When I hear about wildfires, the first thing I want to do is look at a map and explore the immediate area around the fire. So many questions go through my head. When you learn about a wildfire, what questions come to mind?
- Where is the fire and how big is it?
- Have there been fires in this area in the past?
- What is the weather like where the fire is located?
- Are there people or towns nearby?
- What ecosystem and vegetation types are in the area?
- What is the potential environmental impact?
Traditionally I’ve had to go to different places to find answers to questions such as these. Now by using the newest of Esri’s Aware apps, the Wildfire Aware application, I can find these answers and many more.
There are many unique aspects to this app, here are some of my favorites:
Symbolized by number of personnel assigned
Fires are often symbolized by acres or other attributes. We decided to turn the focus on the number of personnel because that indicates how many resources are being dedicated to that incident. As the number of personnel decreases it often indicates a lessoning of severity thus fewer resources are needed for suppression activities.
In addition to sorting by Personnel, you can change the way fires in your current view are listed by selecting the options of Date, Name or Size. You can also filter the fires in the list by zooming in using shift and drawing a box around the area to explore more closely.
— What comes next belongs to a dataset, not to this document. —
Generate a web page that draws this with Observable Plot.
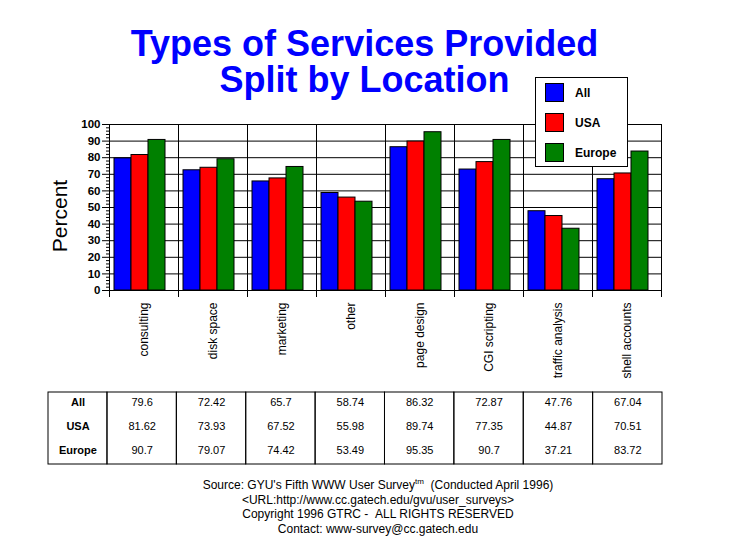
<!DOCTYPE html>
<html>
<head>
<meta charset="utf-8">
<script src="https://cdn.jsdelivr.net/npm/d3@7"></script>
<script src="https://cdn.jsdelivr.net/npm/@observablehq/plot@0.6"></script>
<style>
  html, body { margin: 0; padding: 0; background: white; }
  #wrap { position: relative; width: 729px; height: 553px; overflow: hidden; font-family: Arial, "Liberation Sans", sans-serif; background: white; }
  #wrap > * { position: absolute; }
  .title { left: 0; width: 729px; text-align: center; color: #0000ff; font-weight: bold; font-size: 36px; line-height: 33px; white-space: nowrap; }
  #ylabel { left: 60px; top: 216px; transform: translate(-50%, -50%) rotate(-90deg); font-size: 21px; color: black; white-space: nowrap; }
  #legend { left: 535px; top: 77px; width: 93px; height: 90px; box-sizing: border-box; border: 1px solid black; background: white; }
  .sw { position: absolute; left: 9px; width: 19px; height: 19px; border: 1px solid black; box-sizing: border-box; }
  .lb { position: absolute; left: 39px; font-size: 12px; font-weight: bold; line-height: 14px; }
  #footer { left: 0; width: 756px; top: 478px; text-align: center; font-size: 12px; line-height: 14.6px; color: black; }
  #footer sup { font-size: 8px; line-height: 0; vertical-align: 5px; }
</style>
</head>
<body>
<div id="wrap">
  <div id="chart" style="left:0;top:0"></div>
  <div class="title" style="top:27px">Types of Services Provided</div>
  <div class="title" style="top:63px">Split by Location</div>
  <div id="ylabel">Percent</div>
  <div id="legend"></div>
  <div id="table" style="left:0;top:388px"></div>
  <div id="footer">Source: GYU's Fifth WWW User Survey<sup>tm</sup>&nbsp; (Conducted April 1996)<br>&lt;URL:http://www.cc.gatech.edu/gvu/user_surveys&gt;<br>Copyright 1996 GTRC - &nbsp;ALL RIGHTS RESERVED<br>Contact: www-survey@cc.gatech.edu</div>
</div>
<script>
const categories = ["consulting", "disk space", "marketing", "other", "page design", "CGI scripting", "traffic analysis", "shell accounts"];
const series = ["All", "USA", "Europe"];
const allValues = [79.6, 72.42, 65.7, 58.74, 86.32, 72.87, 47.76, 67.04];
const usaValues = [81.62, 73.93, 67.52, 55.98, 89.74, 77.35, 44.87, 70.51];
const europeValues = [90.7, 79.07, 74.42, 53.49, 95.35, 90.7, 37.21, 83.72];
const colors = ["#0000ff", "#ff0000", "#008000"];
const yTicks = [0, 10, 20, 30, 40, 50, 60, 70, 80, 90, 100];
const yMinorTicks = [2,4,6,8,12,14,16,18,22,24,26,28,32,34,36,38,42,44,46,48,52,54,56,58,62,64,66,68,72,74,76,78,82,84,86,88,92,94,96,98];

const valuesBySeries = {All: allValues, USA: usaValues, Europe: europeValues};
const data = categories.flatMap((c, i) => series.map(s => ({category: c, index: i, series: s, value: valuesBySeries[s][i]})));

const font = "Arial, 'Liberation Sans', sans-serif";

const chart = Plot.plot({
  width: 729,
  height: 390,
  marginTop: 124,
  marginBottom: 100,
  marginLeft: 107,
  marginRight: 67,
  style: {fontFamily: font, background: "white", color: "black"},
  fx: {domain: categories, padding: 0, label: null},
  x: {domain: series, paddingInner: 0, paddingOuter: 0.5, align: 0.25, axis: null},
  y: {domain: [0, 100]},
  color: {domain: series, range: colors},
  marks: [
    Plot.ruleY(yTicks, {stroke: "black", strokeWidth: 1}),
    Plot.frame({stroke: "black", strokeWidth: 1}),
    Plot.frame({anchor: "left", stroke: "black", insetBottom: -6}),
    Plot.frame({anchor: "right", stroke: "black", insetBottom: -6}),
    Plot.barY(data, {fx: "category", x: "series", y: "value", fill: "series", stroke: "black", strokeWidth: 1}),
    Plot.axisY(yTicks, {tickSize: 7, tickPadding: 2, fontSize: 11.5, fontWeight: "bold", label: null, strokeOpacity: 1}),
    Plot.axisY(yMinorTicks, {tickSize: 3, tickFormat: () => "", label: null}),
    Plot.axisFx({anchor: "bottom", tickSize: 0, tickPadding: 12, tickRotate: -90, textAnchor: "end", fontSize: 12, label: null})
  ]
});
document.getElementById("chart").appendChild(chart);

// legend built from series + colors
const legend = document.getElementById("legend");
series.forEach((s, i) => {
  const sw = document.createElement("div");
  sw.className = "sw";
  sw.style.top = (5 + i * 30) + "px";
  sw.style.background = colors[i];
  legend.appendChild(sw);
  const lb = document.createElement("div");
  lb.className = "lb";
  lb.style.top = (8 + i * 30) + "px";
  lb.textContent = s;
  legend.appendChild(lb);
});

// data table
const tableData = data.map(d => ({...d, label: String(d.value)}));
const table = Plot.plot({
  width: 729,
  height: 80,
  marginTop: 4,
  marginBottom: 4,
  marginLeft: 48,
  marginRight: 67,
  style: {fontFamily: font, background: "white", color: "black"},
  x: {domain: [-0.85, categories.length], axis: null},
  y: {type: "band", domain: series, padding: 0, axis: null},
  marks: [
    Plot.rect(categories, {x1: (d, i) => i, x2: (d, i) => i + 1, stroke: "black", fill: "none"}),
    Plot.rect([0], {x1: -0.85, x2: 0, stroke: "black", fill: "none"}),
    Plot.text(series, {x: -0.425, y: d => d, text: d => d, fontWeight: "bold", fontSize: 11, dy: -2}),
    Plot.text(tableData, {x: d => d.index + 0.5, y: "series", text: "label", fontSize: 11, dy: -2})
  ]
});
document.getElementById("table").appendChild(table);
</script>
</body>
</html>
There are 22 data layers in Wildfire Aware from authoritative sources in Esri’s ArcGIS Living Atlas of the World. The combined presence of these layers enable me to learn about a fire and its surrounding area. The links to these individual layers can be found in the about window accessed at the top-right of the application.
Most of the questions asked at the start can be answered in the pane of information. Upon selecting a fire the map zooms in and displays the acres, weather, population and ecological information.
These results are based off of the area covered by the fire perimeter. If there is no perimeter or you have clicked on another place on the map you will see a circle with a 2 mile radius which generates the results provided.
Map Layers & Basemap
Use the Map Layers list at the bottom left for visual information not included in the information pane. Each layer is available to turn on based on ‘zoom level’ to provide visual contact to the fire area. Viewing areas burned by previous fires or zooming in closer to view population based on Census blocks both add more context to the immediate area. Upon Reset and Close, the changes made to the layers are reset but the map will stay focused on your selected fire.
These layers shown below include satellite hot spots which indicate current fire activity, burned areas displaying past fires, air quality conditions, and population based on 2020 Census block areas.
Beneath it all is a custom basemap highlighting map features that are especially important for situational awareness during wildfires. These features become visible as you zoom in. Drainages, topographic features, elevation points, public lands and protected areas were all styled in a way that the viewer can quickly understand the land around the fire. Each zoom level displays certain elements to aid in telling the story of the area.
Enjoy Exploring & Share The App
Share this with others using the URL which will store the current fire selected or extent of the map. Submit comments on the content item page.
We hope you enjoy exploring the Wildfire Aware application!